Both the new MacBook Air and MacBook Pro feature the same M1 chip. But are they? Apple said nothing in the keynote to differentiate the chips themselves. There was no explanation of clock speeds or chip yields. Does the MacBook Pro only get the very best of the crop of new M1 chips so they can run them faster than those that make it in the MacBook Air? We don’t know. The only thing covered in the keynote was the inclusion of a fan in the MacBook Pro vs. the MacBook Air’s fanless design. With an active cooling system, I’m sure Apple will feel more comfortable pushing the M1 in the MacBook Pro harder. I expect that once we do get benchmarks, they’ll show that the MacBook Pro can do longer operations faster, like encoding video.

I wish Apple had done a better job of differentiating the two computers, but I suspect that when the benchmarks arrive, we’ll find that there isn’t that much difference between them. It is, after all, the same chip driving both machines.

Apple explained it would take two years to complete the transition to Apple Silicon Macs and what we got yesterday was only the first step. Even though it looks like the M1 will be a beast compared to other chips on the market, it will also be the lowest power M-series chip ever released. I can’t help but think that sometime next year, we’ll get a different Apple Silicon chip that will be even more powerful than the M1 for use in the 16 and 14(?) inch MacBooks Pro. Put simply, Apple is just getting started. I expect if you are looking for a pro workflow machine, the Apple Silicon Mac you are really going to want isn’t out yet.

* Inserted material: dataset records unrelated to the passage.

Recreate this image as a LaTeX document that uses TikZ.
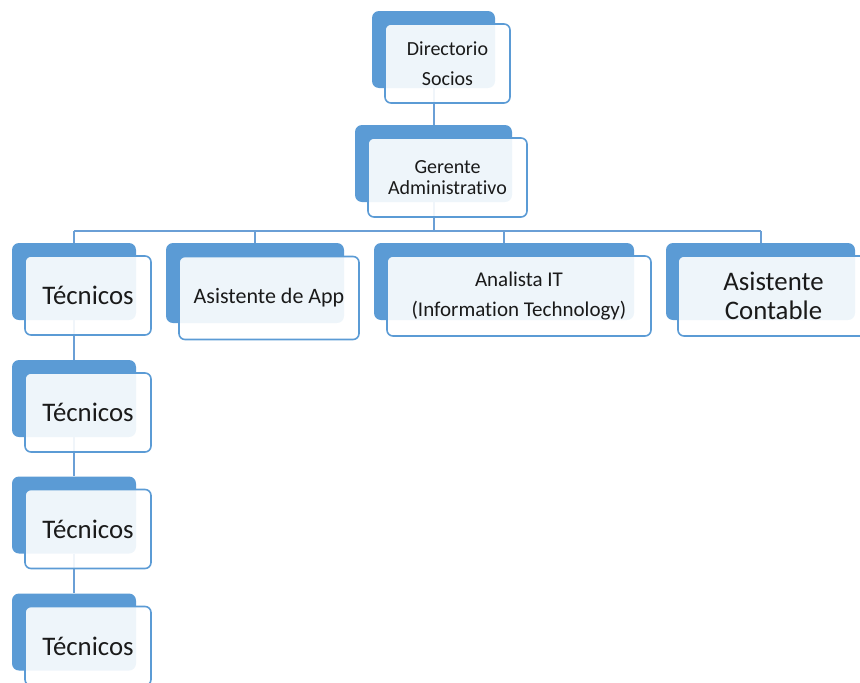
\documentclass[tikz,border=0pt]{standalone}
\usepackage{fontspec}
\setmainfont{Carlito}[Ligatures=NoCommon]
\usepackage{tikz}
\usetikzlibrary{calc}
\definecolor{orgBlue}{HTML}{5B9BD5}
\definecolor{orgLine}{HTML}{6A9FD6}
\definecolor{orgInk}{HTML}{1A1A1A}
\tikzset{
  card back/.style={fill=orgBlue,rounded corners=7pt,inner sep=0pt},
  card front/.style={draw=orgBlue,line width=1.6pt,fill=white,fill opacity=0.9,text opacity=1,
    text=orgInk,rounded corners=6pt,align=center,inner sep=0pt},
  small text/.style={font=\fontsize{20}{30}\selectfont},
  big text/.style={font=\fontsize{26.8}{29}\selectfont},
  org link/.style={draw=orgLine,line width=2pt}
}

\begin{document}
\begin{tikzpicture}[x=1pt,y=-1pt]
\useasboundingbox (0,0) rectangle (860,683);
\clip (0,0) rectangle (860,683);
% back cards
\node[card back,minimum width=123pt,minimum height=77pt] (dir-back) at (433.5,49.5) {};
\node[card back,minimum width=157pt,minimum height=77pt] (ger-back) at (433.5,163.5) {};
\node[card back,minimum width=124pt,minimum height=77pt] (tec1-back) at (74,281.5) {};
\node[card back,minimum width=178pt,minimum height=80pt] (app-back) at (255,283) {};
\node[card back,minimum width=260pt,minimum height=77pt] (ana-back) at (504,281.5) {};
\node[card back,minimum width=189pt,minimum height=77pt] (con-back) at (760.5,281.5) {};
\node[card back,minimum width=124pt,minimum height=77pt] (tec2-back) at (74,398.5) {};
\node[card back,minimum width=124pt,minimum height=77pt] (tec3-back) at (74,515) {};
\node[card back,minimum width=124pt,minimum height=77pt] (tec4-back) at (74,632) {};
% links
\coordinate (bus) at (0,231);
\draw[org link] (dir-back) -- (ger-back);
\draw[org link] (ger-back) -- (bus -| ger-back);
\draw[org link] (bus -| tec1-back) -- (bus -| con-back);
\foreach \n in {tec1,app,ana,con}
  \draw[org link] (bus -| \n-back) -- (\n-back.north);
\draw[org link] (tec1-back) -- (tec2-back);
\draw[org link] (tec2-back) -- (tec3-back);
\draw[org link] (tec3-back) -- (tec4-back);
% front cards
\node[card front,small text,minimum width=125pt,minimum height=79pt] (dir) at ($(dir-back)+(14,14)$) {Directorio\\Socios};
\node[card front,font=\fontsize{20}{21}\selectfont,minimum width=159pt,minimum height=79pt] (ger) at ($(ger-back)+(14,14)$) {Gerente\\Administrativo};
\node[card front,big text,minimum width=126pt,minimum height=79pt] (tec1) at ($(tec1-back)+(14,14)$) {Técnicos};
\node[card front,font=\fontsize{22}{26}\selectfont,minimum width=180pt,minimum height=83pt] (app) at ($(app-back)+(14,15)$) {Asistente de App};
\node[card front,font=\fontsize{21}{30}\selectfont,minimum width=264pt,minimum height=80pt] (ana) at ($(ana-back)+(15,14.5)$) {Analista IT\\(Information Technology)};
\node[card front,big text,minimum width=191pt,minimum height=80pt] (con) at ($(con-back)+(13,14.5)$) {Asistente\\Contable};
\node[card front,big text,minimum width=126pt,minimum height=79pt] (tec2) at ($(tec2-back)+(14,14)$) {Técnicos};
\node[card front,big text,minimum width=126pt,minimum height=79pt] (tec3) at ($(tec3-back)+(14,14)$) {Técnicos};
\node[card front,big text,minimum width=126pt,minimum height=79pt] (tec4) at ($(tec4-back)+(14,14)$) {Técnicos};
\end{tikzpicture}
\end{document}
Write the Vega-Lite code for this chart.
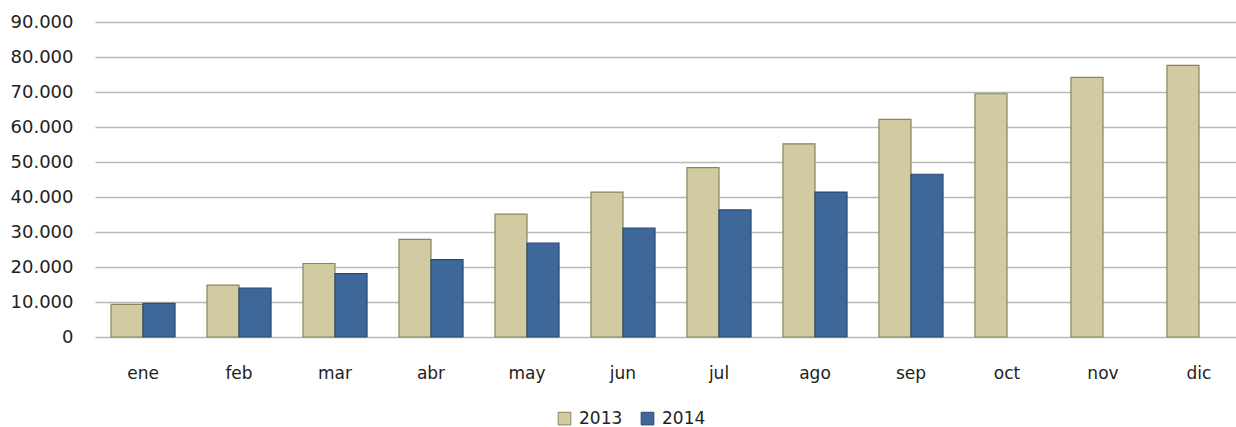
{
  "$schema": "https://vega.github.io/schema/vega-lite/v6.json",
  "autosize": "none",
  "width": 1152,
  "height": 315,
  "padding": {"left": 95, "top": 22, "right": 0, "bottom": 90},
  "background": "white",
  "config": {
    "view": {"stroke": null},
    "font": "DejaVu Sans"
  },
  "data": {
    "values": [
      {"mes": "ene", "anio": "2013", "valor": 9300},
      {"mes": "ene", "anio": "2014", "valor": 9600},
      {"mes": "feb", "anio": "2013", "valor": 14800},
      {"mes": "feb", "anio": "2014", "valor": 14000},
      {"mes": "mar", "anio": "2013", "valor": 21000},
      {"mes": "mar", "anio": "2014", "valor": 18100},
      {"mes": "abr", "anio": "2013", "valor": 27900},
      {"mes": "abr", "anio": "2014", "valor": 22100},
      {"mes": "may", "anio": "2013", "valor": 35100},
      {"mes": "may", "anio": "2014", "valor": 26800},
      {"mes": "jun", "anio": "2013", "valor": 41400},
      {"mes": "jun", "anio": "2014", "valor": 31100},
      {"mes": "jul", "anio": "2013", "valor": 48400},
      {"mes": "jul", "anio": "2014", "valor": 36300},
      {"mes": "ago", "anio": "2013", "valor": 55200},
      {"mes": "ago", "anio": "2014", "valor": 41400},
      {"mes": "sep", "anio": "2013", "valor": 62200},
      {"mes": "sep", "anio": "2014", "valor": 46500},
      {"mes": "oct", "anio": "2013", "valor": 69500},
      {"mes": "nov", "anio": "2013", "valor": 74200},
      {"mes": "dic", "anio": "2013", "valor": 77600}
    ]
  },
  "mark": {"type": "bar", "strokeWidth": 1.2},
  "encoding": {
    "x": {
      "field": "mes",
      "type": "nominal",
      "sort": ["ene", "feb", "mar", "abr", "may", "jun", "jul", "ago", "sep", "oct", "nov", "dic"],
      "scale": {"paddingInner": 0.333, "paddingOuter": 0.1667},
      "axis": {
        "title": null,
        "labelAngle": 0,
        "ticks": false,
        "domain": false,
        "labelFontSize": 17,
        "labelColor": "#222222",
        "labelPadding": 28
      }
    },
    "xOffset": {
      "field": "anio",
      "type": "nominal",
      "scale": {"domain": ["2013", "2014"], "paddingInner": 0, "paddingOuter": 0}
    },
    "y": {
      "field": "valor",
      "type": "quantitative",
      "scale": {"domain": [0, 90000], "nice": false},
      "axis": {
        "title": null,
        "values": [0, 10000, 20000, 30000, 40000, 50000, 60000, 70000, 80000, 90000],
        "labelExpr": "replace(format(datum.value, ','), ',', '.')",
        "ticks": false,
        "domain": false,
        "labelFontSize": 18,
        "labelColor": "#222222",
        "labelPadding": 22,
        "gridColor": "#B8B8B8",
        "gridWidth": 1.3
      }
    },
    "color": {
      "field": "anio",
      "type": "nominal",
      "scale": {"domain": ["2013", "2014"], "range": ["#D2CAA0", "#3D6899"]},
      "legend": {
        "title": null,
        "orient": "none",
        "direction": "horizontal",
        "legendX": 461,
        "legendY": 388,
        "symbolType": "square",
        "symbolSize": 160,
        "symbolStrokeWidth": 1,
        "labelFontSize": 17,
        "labelColor": "#222222",
        "columnPadding": 16,
        "labelOffset": 6
      }
    },
    "stroke": {
      "field": "anio",
      "type": "nominal",
      "scale": {"domain": ["2013", "2014"], "range": ["#8A8458", "#2A4A72"]},
      "legend": null
    }
  }
}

So getting back to my decision as to which MacBook to buy, I was considering the pluses and minuses when my daughter came into the room to show me a video she made for a class using Final Cut on her very-much-not-top-of-the-line Intel MacBook Air. It was five minutes long and moved boxes of video contributed from seven different UCLA drama school students. There were visual and audio effects, and the non-M1 MacBook Air was doing it all without breaking a sweat. That was the moment where I realized all I need is a MacBook Air.

I have such fond memories of the first wedge-shaped MacBook Air from ten years ago. I used one for three years before giving it to my daughter, who used it for an additional five years. I do all of my production heavy lifting on an iMac Pro. The idea of a thin, light, fanless laptop that is wicked fast and can run iPad and iPhone apps sounds perfect. So I ordered a MacBook Air. (I did upgrade the RAM and storage. I am MacSparky after all.) I’ll have it in a week or two and report back once I receive it.

One additional point is Apple’s buyback program. I’m selling my existing laptop back to Apple as part of the purchase. I made some price comparisons with other reputable vendors, and Apple had the best price. I know I could make more selling the machine through eBay, but every time I try that, the buyer turns out to be a bozo. Selling it back to Apple is painless.